Beyond Self-Attention

Self-attention is the main thing now, but it actually generalizes to cases where the queries, keys, and values do not all come from the same sequence. That's how attention originated, and it continues to be used this way in encoder-decoder models.

The Origin of Attention (RNN)

Before the advent of transformers, neural machine translation (translating from language to another using neural networks) was based on recurrent models, which processed the input sentence one word at a time using shared weights, generating a new hidden state $h_{t}$ for each position $t$ in the input sentence (based on $h_{t - 1}$ and the $t$ -th word in the sentence). At the end of the sequence, the final hidden state would be used as the representation of the whole sentence. This was limiting, because all the information from the whole sentence had to be compressed into that one state. It rendered models unable to deal with longer sentences.

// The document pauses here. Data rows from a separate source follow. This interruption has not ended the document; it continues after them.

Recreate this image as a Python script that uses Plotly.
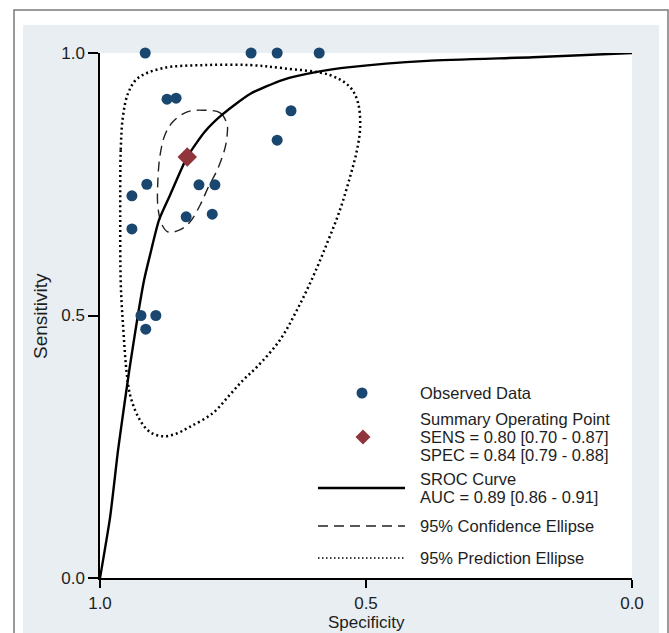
import plotly.graph_objects as go

# ---------------- data ----------------
spec_obs = [0.915, 0.716, 0.667, 0.588, 0.874, 0.857, 0.641, 0.667, 0.912,
            0.940, 0.814, 0.784, 0.838, 0.789, 0.940, 0.923, 0.895, 0.914]
sens_obs = [1.000, 1.000, 1.000, 1.000, 0.912, 0.914, 0.890, 0.834, 0.750,
            0.728, 0.749, 0.749, 0.688, 0.693, 0.665, 0.500, 0.500, 0.474]

summary_spec = [0.836]
summary_sens = [0.802]

sroc_spec = [1.000, 0.981, 0.966, 0.953, 0.944, 0.929, 0.917, 0.906, 0.889,
             0.868, 0.836, 0.803, 0.771, 0.718, 0.656, 0.592, 0.530, 0.385, 0.186, 0.000]
sroc_sens = [0.000, 0.116, 0.244, 0.339, 0.402, 0.499, 0.568, 0.615, 0.682,
             0.730, 0.802, 0.850, 0.882, 0.922, 0.949, 0.964, 0.973, 0.985, 0.992, 1.000]

conf_spec = [0.806, 0.774, 0.761, 0.761, 0.765, 0.778, 0.797, 0.812, 0.831, 0.850,
             0.872, 0.883, 0.891, 0.891, 0.887, 0.878, 0.863, 0.836, 0.806]
conf_sens = [0.891, 0.886, 0.863, 0.844, 0.819, 0.781, 0.743, 0.710, 0.678, 0.663,
             0.659, 0.672, 0.705, 0.762, 0.806, 0.844, 0.869, 0.888, 0.891]

pred_spec = [0.957, 0.961, 0.962, 0.961, 0.957, 0.949, 0.942, 0.925, 0.906, 0.883,
             0.859, 0.831, 0.788, 0.756, 0.731, 0.705, 0.662, 0.630, 0.600, 0.573,
             0.549, 0.530, 0.517, 0.511, 0.515, 0.530, 0.568, 0.656, 0.718, 0.803,
             0.883, 0.929, 0.947, 0.957]
pred_sens = [0.878, 0.815, 0.688, 0.562, 0.486, 0.383, 0.343, 0.301, 0.278, 0.270,
             0.274, 0.288, 0.314, 0.349, 0.377, 0.402, 0.453, 0.510, 0.573, 0.638,
             0.701, 0.764, 0.815, 0.859, 0.905, 0.935, 0.958, 0.971, 0.977, 0.977,
             0.971, 0.952, 0.924, 0.878]

tick_vals = [1.0, 0.5, 0.0]
tick_text = ["1.0", "0.5", "0.0"]

legend_lines = ["Observed Data", "Summary Operating Point",
                "SENS = 0.80 [0.70 - 0.87]", "SPEC = 0.84 [0.79 - 0.88]",
                "SROC Curve", "AUC = 0.89 [0.86 - 0.91]",
                "95% Confidence Ellipse", "95% Prediction Ellipse"]

# ---------------- style ----------------
NAVY = "#1a476f"
MAROON = "#90353b"
BG = "#e8eef1"
FONT = "Liberation Sans, Arial, sans-serif"
TXT = "#1e1e1e"

W, H = 669, 633
L, R, T, B = 100, 37, 53, 55
PW, PH = W - L - R, H - T - B


def px(x):
    return (x - L) / PW


def py(y):
    return (H - B - y) / PH


fig = go.Figure()

fig.add_trace(go.Scatter(x=pred_spec, y=pred_sens, mode="lines",
                         line=dict(color="black", width=2.5, dash="2px,3px", shape="spline"),
                         hoverinfo="skip", showlegend=False, cliponaxis=False))
fig.add_trace(go.Scatter(x=conf_spec, y=conf_sens, mode="lines",
                         line=dict(color="#222", width=1.4, dash="10px,6px", shape="spline"),
                         hoverinfo="skip", showlegend=False, cliponaxis=False))
fig.add_trace(go.Scatter(x=sroc_spec, y=sroc_sens, mode="lines",
                         line=dict(color="black", width=2.4, shape="spline", smoothing=0.6),
                         hoverinfo="skip", showlegend=False, cliponaxis=False))
fig.add_trace(go.Scatter(x=spec_obs, y=sens_obs, mode="markers",
                         marker=dict(color=NAVY, size=11, symbol="circle"),
                         showlegend=False, cliponaxis=False))
fig.add_trace(go.Scatter(x=summary_spec, y=summary_sens, mode="markers",
                         marker=dict(color=MAROON, size=15, symbol="diamond"),
                         showlegend=False, cliponaxis=False))

shapes = [
    # light graph region
    dict(type="rect", xref="paper", yref="paper", layer="below",
         x0=px(23), x1=px(659), y0=py(660), y1=py(25),
         fillcolor=BG, line=dict(width=0)),
    # white plot region
    dict(type="rect", xref="paper", yref="paper", layer="below",
         x0=0, x1=1, y0=0, y1=1, fillcolor="white", line=dict(width=0)),
    # outer border
    dict(type="rect", xref="paper", yref="paper", layer="below",
         x0=px(14), x1=px(668), y0=py(660), y1=py(10),
         fillcolor="rgba(0,0,0,0)", line=dict(color="#7a7a7a", width=1.5)),
    # legend glyphs
    dict(type="circle", xref="paper", yref="paper", xsizemode="pixel", ysizemode="pixel",
         xanchor=px(362), yanchor=py(393), x0=-5.5, x1=5.5, y0=-5.5, y1=5.5,
         fillcolor=NAVY, line=dict(width=0)),
    dict(type="path", xref="paper", yref="paper", xsizemode="pixel", ysizemode="pixel",
         xanchor=px(363), yanchor=py(437), path="M -7.5,0 L 0,7.5 L 7.5,0 L 0,-7.5 Z",
         fillcolor=MAROON, line=dict(width=0)),
    dict(type="line", xref="paper", yref="paper", x0=px(318), x1=px(405),
         y0=py(488), y1=py(488), line=dict(color="black", width=2.4)),
    dict(type="line", xref="paper", yref="paper", x0=px(318), x1=px(405),
         y0=py(526), y1=py(526), line=dict(color="#222", width=1.4, dash="10px,6px")),
    dict(type="line", xref="paper", yref="paper", x0=px(318), x1=px(405),
         y0=py(558), y1=py(558), line=dict(color="black", width=1.6, dash="1.5px,2.5px")),
]

legend_y = [393, 419, 437, 455, 479, 497, 526, 558]
annotations = []
for txt, yy in zip(legend_lines, legend_y):
    annotations.append(dict(text=txt, xref="paper", yref="paper", x=px(418), y=py(yy),
                            xanchor="left", yanchor="middle", showarrow=False,
                            font=dict(family=FONT, size=16.5, color=TXT)))

annotations.append(dict(text="Specificity", xref="paper", yref="paper", x=0.5, y=py(622),
                        xanchor="center", yanchor="middle", showarrow=False,
                        font=dict(family=FONT, size=17, color=TXT)))
annotations.append(dict(text="Sensitivity", xref="paper", yref="paper", x=px(40), y=py(316),
                        xanchor="center", yanchor="middle", showarrow=False, textangle=-90,
                        font=dict(family=FONT, size=19, color=TXT)))

axis_common = dict(showgrid=False, zeroline=False, showline=True, linecolor="black",
                   linewidth=1.5, ticks="outside", tickwidth=1.5, tickcolor="black",
                   tickvals=tick_vals, ticktext=tick_text,
                   tickfont=dict(family=FONT, size=17, color=TXT))

fig.update_layout(
    width=W, height=H,
    margin=dict(l=L, r=R, t=T, b=B),
    paper_bgcolor="white", plot_bgcolor="white",
    xaxis=dict(range=[1, 0], ticklen=8, ticklabelstandoff=1, **axis_common),
    yaxis=dict(range=[0, 1], ticklen=10, **axis_common),
    shapes=shapes, annotations=annotations,
    showlegend=False,
)

fig.write_html("out.html", config={"displayModeBar": False},
               post_script="document.body.style.margin='0px';")
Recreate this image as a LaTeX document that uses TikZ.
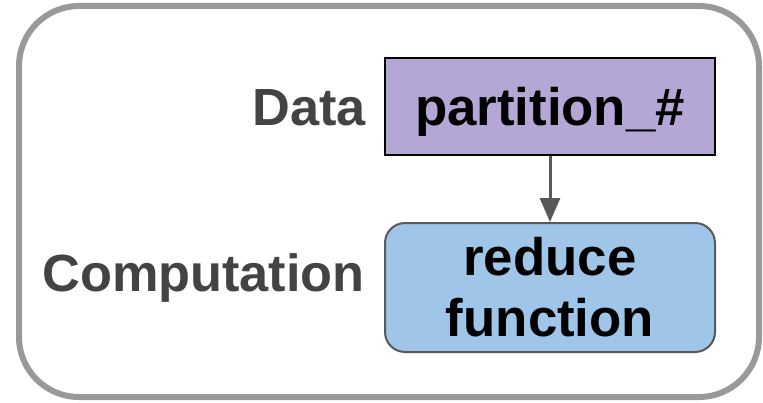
\documentclass[tikz,border=0pt]{standalone}
\usepackage{fontspec}
\setmainfont{Liberation Sans}
\usetikzlibrary{arrows.meta}
\definecolor{framegray}{HTML}{999999}
\definecolor{labelgray}{HTML}{434343}
\definecolor{arrowgray}{HTML}{595959}
\definecolor{datapurple}{HTML}{B4A7D6}
\definecolor{compblue}{HTML}{9FC5E8}
\tikzset{
  rowlabel/.style={labelgray,anchor=base east,inner sep=0pt,font=\fontsize{52.5}{61}\selectfont\bfseries},
  boxtext/.style={minimum width=330bp,inner sep=0pt,align=center,font=\fontsize{53}{61}\selectfont\bfseries}
}

\begin{document}
\begin{tikzpicture}[x=1bp,y=1bp]
\path[use as bounding box] (0,0) rectangle (763,402);
\draw[framegray,line width=6bp,rounded corners=60bp] (19,5) rectangle (759,396);
\node[boxtext,fill=datapurple,draw=black,line width=1.5bp,minimum height=97bp,text height=40bp,text depth=3bp] (part) at (550,295.5) {partition\_\#};
\node[boxtext,fill=compblue,draw=arrowgray,line width=2bp,rounded corners=20bp,minimum height=129bp] (reduce) at (550,114.5) {reduce\\function};
\node[rowlabel] (datalbl) at (366,277) {Data};
\node[rowlabel] (complbl) at (365,111) {Computation};
\draw[arrowgray,line width=3bp,-{Triangle[length=24bp,width=20bp]}] (part.south) -- (reduce.north);
\end{tikzpicture}
\end{document}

Attention was initially popularized as a solution to this problem: instead of just using the final hidden state to represent the sentence, Bahdanau et al. proposed using all of the hidden states (one for each input word) to represent the sentence. As the sentence is “decoded” (i.e. at each step when a new translated word is output), the hidden states are averaged, weighted by their relevance to the current step of decoding. In this way, the decoder can “pay attention” to different hidden states (corresponding to different encoding steps), depending on how relevant they are to the current decoding step. The weights, i.e. the relevance of one vector to another, can be determined (most simply) by a dot product. (Vectors that point in similar directions tend to have more positive dot products, and vectors that are opposite or orthogonal have smaller or negative dot products.) The raw scores of the dot product are then normalized by the softmax function.